En première ligne, les exchanges crypto vont devoir rapidement s’adapter aux exigences de MiCA :

  • Enregistrement obligatoire, avec un régime d’exemption temporaire pour les plus petits acteurs.
  • Transparence renforcée sur les frais, les conflits d’intérêts, la sécurité…
  • Procédures anti-blanchiment et vérification d’identité des clients.

Si ces nouvelles obligations représentent un coût opérationnel important, elles sont aussi une opportunité de renforcer la confiance et d’attirer une clientèle plus large. Les exchanges les plus matures y voient un levier de différenciation et de conquête.

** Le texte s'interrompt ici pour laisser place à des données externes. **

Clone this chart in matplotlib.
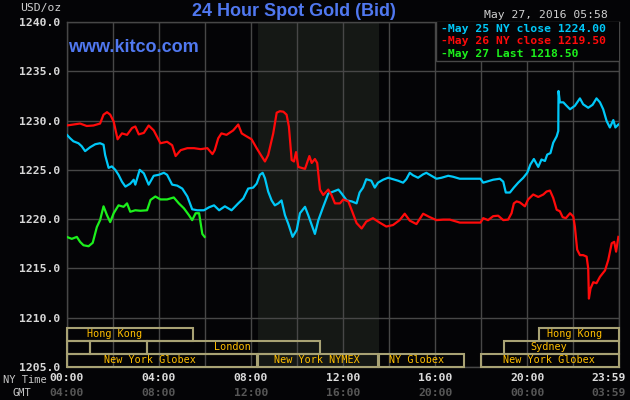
import matplotlib
matplotlib.use('Agg')
import matplotlib.pyplot as plt
from matplotlib.patches import Rectangle
import matplotlib.transforms as mtransforms

# hours since 00:00 NY time, bid price in USD/oz
cyan_t = [0, 0.15, 0.29, 0.51, 0.65, 0.8, 1.02, 1.24, 1.45, 1.6, 1.67, 1.82, 1.96, 2.11, 2.25, 2.4, 2.55,
          2.76, 2.91, 2.98, 3.17, 3.35, 3.56, 3.78, 4.0, 4.22, 4.36, 4.58, 4.8, 5.02, 5.24, 5.45, 5.67,
          5.96, 6.18, 6.4, 6.62, 6.87, 7.16, 7.45, 7.67, 7.88, 8.1, 8.25, 8.39, 8.51, 8.61, 8.75, 8.9,
          9.04, 9.19, 9.33, 9.48, 9.62, 9.81, 9.99, 10.13, 10.35, 10.49, 10.64, 10.78, 10.93, 11.14,
          11.36, 11.58, 11.8, 11.94, 12.16, 12.38, 12.59, 12.72, 12.87, 13.01, 13.23, 13.38, 13.52,
          13.74, 13.96, 14.17, 14.39, 14.61, 14.75, 14.9, 15.04, 15.26, 15.48, 15.62, 15.84, 16.06,
          16.28, 16.57, 16.78, 17.07, 17.97, 18.09, 18.3, 18.52, 18.81, 18.96, 19.07, 19.25, 19.42,
          19.61, 19.83, 20.0, 20.14, 20.29, 20.48, 20.62, 20.77, 20.87, 21.01, 21.13, 21.28, 21.35,
          21.36, 21.42, 21.57, 21.71, 21.86, 22.07, 22.29, 22.43, 22.65, 22.84, 23.01, 23.16, 23.3,
          23.45, 23.59, 23.74, 23.83, 23.96]
cyan_p = [1228.57, 1228.2, 1227.9, 1227.7, 1227.4, 1226.9, 1227.3, 1227.6, 1227.7, 1227.55, 1226.5,
          1225.2, 1225.35, 1225.0, 1224.5, 1223.8, 1223.3, 1223.6, 1224.0, 1223.5, 1225.0, 1224.65,
          1223.5, 1224.4, 1224.5, 1224.7, 1224.5, 1223.5, 1223.4, 1223.1, 1222.3, 1221.0, 1220.9,
          1220.9, 1221.2, 1221.4, 1220.9, 1221.3, 1220.9, 1221.6, 1222.1, 1223.1, 1223.2, 1223.6,
          1224.5, 1224.7, 1224.15, 1222.8, 1221.9, 1221.4, 1221.6, 1221.9, 1220.4, 1219.55, 1218.2,
          1218.9, 1220.6, 1221.25, 1220.4, 1219.4, 1218.5, 1219.9, 1221.25, 1222.6, 1222.8, 1223.0,
          1222.6, 1221.9, 1221.8, 1221.6, 1222.7, 1223.2, 1224.05, 1223.9, 1223.2, 1223.7, 1224.0,
          1224.2, 1224.05, 1223.9, 1223.7, 1224.05, 1224.7, 1224.45, 1224.2, 1224.55, 1224.7, 1224.4,
          1224.1, 1224.2, 1224.4, 1224.3, 1224.1, 1224.1, 1223.7, 1223.85, 1224.0, 1224.1, 1223.8,
          1222.7, 1222.7, 1223.2, 1223.7, 1224.2, 1224.7, 1225.55, 1226.1, 1225.3, 1226.05, 1225.9,
          1226.55, 1226.7, 1227.75, 1228.4, 1228.95, 1233.0, 1231.85, 1231.85, 1231.5, 1231.15,
          1231.5, 1232.25, 1231.65, 1231.3, 1231.6, 1232.25, 1231.85, 1231.15, 1229.95, 1229.3,
          1230.05, 1229.3, 1229.6]

red_t = [0, 0.29, 0.58, 0.87, 1.16, 1.45, 1.6, 1.75, 1.89, 2.04, 2.21, 2.4, 2.62, 2.84, 2.98, 3.13,
         3.35, 3.56, 3.78, 4.07, 4.36, 4.58, 4.73, 4.95, 5.24, 5.53, 5.82, 6.11, 6.33, 6.43, 6.58,
         6.72, 6.94, 7.23, 7.45, 7.6, 7.81, 8.03, 8.25, 8.46, 8.61, 8.75, 8.97, 9.12, 9.26, 9.41,
         9.55, 9.65, 9.77, 9.87, 9.96, 10.06, 10.2, 10.35, 10.54, 10.64, 10.78, 10.88, 11.0, 11.14,
         11.36, 11.5, 11.65, 11.87, 12.01, 12.23, 12.38, 12.59, 12.81, 13.01, 13.3, 13.59, 13.88,
         14.17, 14.46, 14.68, 14.9, 15.19, 15.48, 15.77, 16.06, 16.35, 16.64, 16.93, 17.07, 17.97,
         18.09, 18.3, 18.52, 18.74, 18.96, 19.17, 19.32, 19.42, 19.54, 19.68, 19.9, 20.04, 20.26,
         20.48, 20.7, 20.84, 20.99, 21.13, 21.28, 21.42, 21.54, 21.68, 21.86, 22.0, 22.07, 22.17,
         22.29, 22.43, 22.58, 22.65, 22.68, 22.75, 22.87, 23.01, 23.16, 23.38, 23.52, 23.67, 23.78,
         23.86, 23.96]
red_p = [1229.5, 1229.6, 1229.7, 1229.45, 1229.5, 1229.7, 1230.6, 1230.85, 1230.6, 1229.9, 1228.1,
         1228.7, 1228.55, 1229.25, 1229.4, 1228.6, 1228.75, 1229.5, 1229.0, 1227.7, 1227.85, 1227.5,
         1226.4, 1227.0, 1227.2, 1227.2, 1227.1, 1227.2, 1226.6, 1227.0, 1228.2, 1228.7, 1228.55,
         1229.0, 1229.6, 1228.7, 1228.4, 1228.1, 1227.2, 1226.4, 1225.85, 1226.5, 1228.7, 1230.8,
         1230.95, 1230.9, 1230.6, 1229.4, 1226.0, 1225.85, 1226.8, 1225.3, 1225.2, 1225.1, 1226.4,
         1225.7, 1226.1, 1225.7, 1223.0, 1222.45, 1223.0, 1222.45, 1221.6, 1221.6, 1222.0, 1221.8,
         1220.9, 1219.6, 1219.05, 1219.75, 1220.1, 1219.65, 1219.25, 1219.4, 1219.9, 1220.55,
         1219.85, 1219.5, 1220.55, 1220.2, 1219.9, 1219.95, 1219.95, 1219.75, 1219.65, 1219.65,
         1220.1, 1219.9, 1220.3, 1220.35, 1219.9, 1219.95, 1220.6, 1221.6, 1221.8, 1221.7, 1221.3,
         1222.0, 1222.5, 1222.25, 1222.5, 1222.8, 1222.9, 1222.15, 1220.95, 1220.8, 1220.2, 1220.1,
         1220.6, 1220.27, 1219.25, 1216.9, 1216.35, 1216.35, 1216.2, 1215.0, 1211.94, 1212.96,
         1213.6, 1213.5, 1214.15, 1214.8, 1215.85, 1217.55, 1217.7, 1216.7, 1218.2]

green_t = [0, 0.22, 0.44, 0.58, 0.73, 0.95, 1.13, 1.31, 1.45, 1.6, 1.75, 1.89, 2.04, 2.25, 2.47, 2.62,
           2.76, 2.98, 3.2, 3.49, 3.64, 3.85, 4.07, 4.36, 4.65, 4.87, 5.09, 5.31, 5.45, 5.6, 5.75,
           5.82, 5.89, 5.99]
green_p = [1218.2, 1218.0, 1218.2, 1217.7, 1217.35, 1217.25, 1217.6, 1219.2, 1219.9, 1221.3, 1220.4,
           1219.7, 1220.6, 1221.4, 1221.25, 1221.6, 1220.75, 1220.9, 1220.85, 1220.9, 1221.95, 1222.3,
           1222.0, 1222.0, 1222.2, 1221.6, 1221.1, 1220.4, 1219.9, 1220.6, 1220.6, 1219.55, 1218.5,
           1218.2]

legend_labels = ['May 25 NY close 1224.00', 'May 26 NY close 1219.50', 'May 27 Last 1218.50']
ny_ticks = [0, 4, 8, 12, 16, 20]
ny_labels = ['00:00', '04:00', '08:00', '12:00', '16:00', '20:00', '23:59']
gmt_labels = ['04:00', '08:00', '12:00', '16:00', '20:00', '00:00', '03:59']

# market sessions: (row, start hour, end hour, label, label hour)
sessions = [
    (0, 0.0, 5.5, 'Hong Kong', 2.1),
    (0, 20.5, 24.0, 'Hong Kong', 22.05),
    (1, 0.0, 1.0, '', 0),
    (1, 1.0, 3.5, '', 0),
    (1, 3.5, 11.0, 'London', 7.2),
    (1, 19.0, 24.0, 'Sydney', 20.95),
    (2, 0.0, 8.27, 'New York Globex', 3.62),
    (2, 8.33, 13.5, 'New York NYMEX', 10.88),
    (2, 13.55, 17.25, 'NY Globex', 15.18),
    (2, 18.0, 24.0, 'New York Globex', 20.95),
]

bg = '#040406'
grid_c = '#474747'
mono = 'DejaVu Sans Mono'
c_cyan = '#00c8f8'
c_red = '#ff0a0a'
c_green = '#1cf01c'
c_blue = '#5078f0'

fig = plt.figure(figsize=(6.3, 4.0), dpi=100, facecolor=bg)
ax = fig.add_axes([66.7 / 630, 1 - 367 / 400, 552.6 / 630, 345 / 400])
ax.set_facecolor(bg)
ax.set_xlim(0, 24)
ax.set_ylim(1205, 1240)

# NYMEX pit hours shading
ax.axvspan(8.33, 13.55, color='#151815', zorder=0, lw=0)

ax.set_xticks(range(0, 25, 2))
ax.set_xticklabels([])
ax.set_yticks(range(1205, 1241, 5))
ax.set_yticklabels(['%.1f' % v for v in range(1205, 1241, 5)],
                   family=mono, fontsize=8.2, fontweight='bold', color='#d8d8d8')
ax.tick_params(length=0, pad=5)
ax.grid(True, color=grid_c, lw=1, zorder=1)
for s in ax.spines.values():
    s.set_color(grid_c)
    s.set_linewidth(1)

ax.plot(cyan_t, cyan_p, color=c_cyan, lw=1.6, zorder=3)
ax.plot(red_t, red_p, color=c_red, lw=1.6, zorder=3)
ax.plot(green_t, green_p, color=c_green, lw=1.6, zorder=4)

# session boxes
row_h = 4.0 / 3
for row, h0, h1, lab, lh in sessions:
    y0 = 1205 + (2 - row) * row_h
    ax.add_patch(Rectangle((h0, y0), h1 - h0, row_h, fill=False, edgecolor='#a8a274',
                           lw=1.5, zorder=5, clip_on=False))
    if lab:
        ax.text(lh, y0 + row_h / 2, lab, family=mono, fontsize=7.3, color='#ffbe00',
                ha='center', va='center', zorder=6)

# legend box
ax.add_patch(Rectangle((0.668, 0.887), 0.34, 0.12, transform=ax.transAxes, facecolor=bg,
                       edgecolor=grid_c, lw=1, zorder=7))
for i, (lab, c) in enumerate(zip(legend_labels, [c_cyan, c_red, c_green])):
    ax.text(0.678, 0.98 - i * 0.036, '-' + lab, transform=ax.transAxes, family=mono,
            fontsize=8.2, fontweight='bold', color=c, ha='left', va='center', zorder=8)

# time labels
trans = mtransforms.blended_transform_factory(ax.transData, fig.transFigure)
for i, h in enumerate(ny_ticks + [23.52]):
    ax.text(h, 1 - 378 / 400, ny_labels[i], transform=trans, family=mono, fontsize=8.2,
            fontweight='bold', color='#dcdcdc', ha='center', va='center')
    ax.text(h, 1 - 393 / 400, gmt_labels[i], transform=trans, family=mono, fontsize=8.2,
            fontweight='bold', color='#575757', ha='center', va='center')
fig.text(3 / 630, 1 - 380 / 400, 'NY Time', family=mono, fontsize=7.5, color='#c8c8c8',
         ha='left', va='center')
fig.text(12 / 630, 1 - 393 / 400, 'GMT', family=mono, fontsize=7.5, color='#c8c8c8',
         ha='left', va='center')

fig.text(20 / 630, 1 - 8 / 400, 'USD/oz', family=mono, fontsize=8.2, color='#d0d0d0',
         ha='left', va='center')
fig.text(294 / 630, 1 - 11 / 400, '24 Hour Spot Gold (Bid)', family='Liberation Sans',
         fontsize=13, fontweight='bold', color=c_blue, ha='center', va='center')
fig.text(608 / 630, 1 - 15 / 400, 'May 27, 2016 05:58', family=mono, fontsize=8.2,
         color='#d0d0d0', ha='right', va='center')
ax.text(68 / 630, 1 - 48 / 400, 'www.kitco.com', transform=fig.transFigure,
        family='Liberation Sans', fontsize=13, fontweight='bold', color=c_blue,
        ha='left', va='center', zorder=8)

fig.savefig('out.png', dpi=100, facecolor=bg)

Vous avez dit “sustainability tokens” ?

  • Avec MiCA, les émetteurs de tokens référencés à des actifs (ART) devront publier un document d’information sur la durabilité (sustainability).
  • Objectif : plus de transparence sur l’impact social et environnemental des projets.
  • Une tendance émergente dans un secteur crypto soucieux de verdir son image.

Un pas vers une réglementation mondiale ?

En tant que premier grand marché à se doter d’un cadre complet sur les crypto-actifs, l’Europe fait figure de pionnière. Une avancée saluée par de nombreux acteurs internationaux, qui y voient la préfiguration d’une réglementation crypto mondiale.

Reste à voir si cette initiative fera école. Pour Sven Mohle, directeur chez BitGo Europe, « l’Europe contribue à fixer la barre en termes de standards internationaux liés à la lutte contre le blanchiment et le financement du terrorisme. Mais il est peu probable qu’on assiste à une standardisation totale des règles ».

Quoi qu’il en soit, une chose est sûre : la crypto n’est plus cette zone de non-droit que certains dénonçaient. MiCA marque une étape majeure vers sa maturité et son institutionnalisation. Le début d’un nouveau chapitre pour les actifs numériques en Europe, et peut-être dans le monde.